Voters will decide on $41 million in loans

Ballot to have amendment to make city, presidential elections coincide

October 21, 1999|By Ivan Penn | Ivan Penn,SUN STAFF

Along with decisions about who will run Baltimore's government, voters on Nov. 2 will have a dozen ballot questions that include $41 million in loans for the city and a charter amendment that would give the next mayor a one-time five-year term.

Mayor Kurt L. Schmoke is pushing the $41 million in loans with a pamphlet detailing the projects the money will fund. They include $13 million for neighborhood redevelopment and financing, $12 million for school improvements, $8 million for commercial development and several smaller loans.

Although the city is facing a $153 million deficit over the next four years, Schmoke said the bonds should not jeopardize Baltimore's credit rating, which remains strong. He said he was asked to seek more loans for additional projects, but he did not want the city to become overburdened with debt.

"I'm real conservative on that matter," Schmoke said.

The city will hold a hearing on all 12 ballot questions at 5 p.m. Wednesday in the City Council chambers.

Schmoke's $41 million bond package is $9 million more than his last proposal during the 1995 election. City and state officials said the 11 bond questions do not appear to be unusual for the kinds of requests the city makes.

And there has been no vocal opposition to the bond questions, primarily because Schmoke has consistently maintained the city's "A" bond rating during his 12-year tenure. The ratings -- which are given by Moody's Investors Service, Fitch IBCA and Standard and Poor's Rating Group, all based in New York -- are important, because low ratings can add millions of dollars in interest costs to a city's bonds.

No `squeaky wheels'

"The city has been very good with its debt affordability and its fiscal management," said state Del. Howard P. Rawlings, chairman of the House Appropriations Committee. "With bond questions, you always look for the squeaky wheel, and I don't hear any squeaky wheels" opposing any of the bonds.

The last ballot question asks voters for a charter change that would move the city elections to coincide with the presidential election. The presidential election is held the year after Baltimore's municipal elections.

If approved, the proposed charter amendment would change the next city election from 2003 to 2004, giving the mayor and other city elected officials an extra year in office.

City Councilman Robert Curran proposed the change to save the city as much as $4 million in election costs. Baltimore has three separate elections -- the state election in even-numbered years between presidential elections, such as 1998, followed by the city elections in the odd year after the state contest and the presidential election in the even year after the municipal race.

The charter change would reduce the number of elections from three to two, saving expenses on closing schools so they can become polling locations, hiring poll workers and giving overtime to police officers, who perform several duties, including bringing election ballot results to the Board of Elections Supervisors. It also could increase voter turnout because presidential elections draw as many as three times the number of voters as odd-year municipal elections.

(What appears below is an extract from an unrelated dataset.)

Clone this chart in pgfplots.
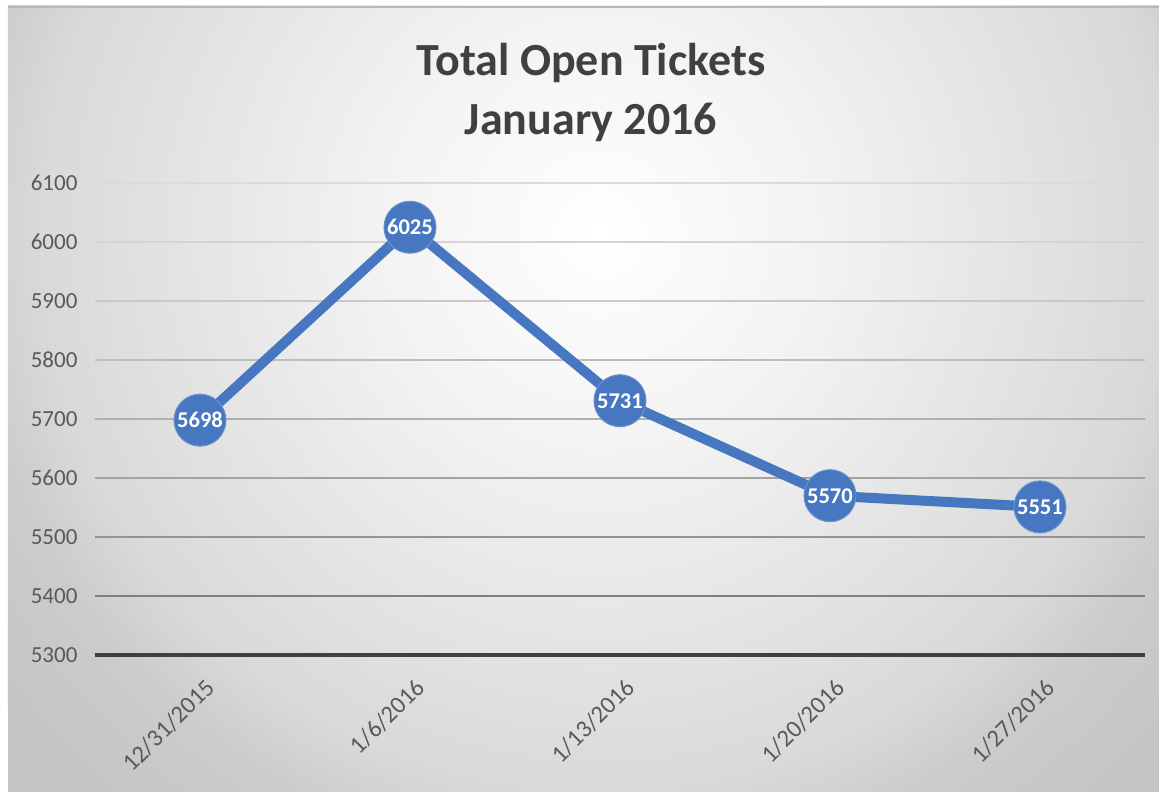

"It's a painless cut," Curran said. "Nobody loses jobs. It just streamlines government."

Curran introduced the amendment in May 1997 at a City Council meeting, but the bill was defeated in December in an 8-6 council vote. Curran introduced the bill again in the spring after Maryland Senate President Thomas V. Mike Miller proposed state legislation during the last General Assembly session to hold city elections at the same time as state elections.

Some city lawmakers oppose having the city and state elections in the same year because it forces them to choose between running for a city or state office. Separate elections allow an elected city official to run in state elections without surrendering a city office. State officials also enjoy that advantage.

The legislation died, in part, because city officials viewed the proposal by Miller -- a Prince George's County senator -- as imposing on Baltimore's home rule.

Assembly action required

The only glitch in the charter change is that changing the election year would also require action by the General Assembly. Voters can change the general election, which is held in November of the election year, but only the General Assembly can change the primary election, which usually is held the September before the general election.

Schmoke said he believes the city does not need a separate election and supports the change.

"I would like to see the election coincide with the state, but I support the change proposed in this charter amendment," Schmoke said.

State lawmakers representing the city said that if voters approve the charter amendment, they would work to make the necessary changes to bring the primary election in line with the general election.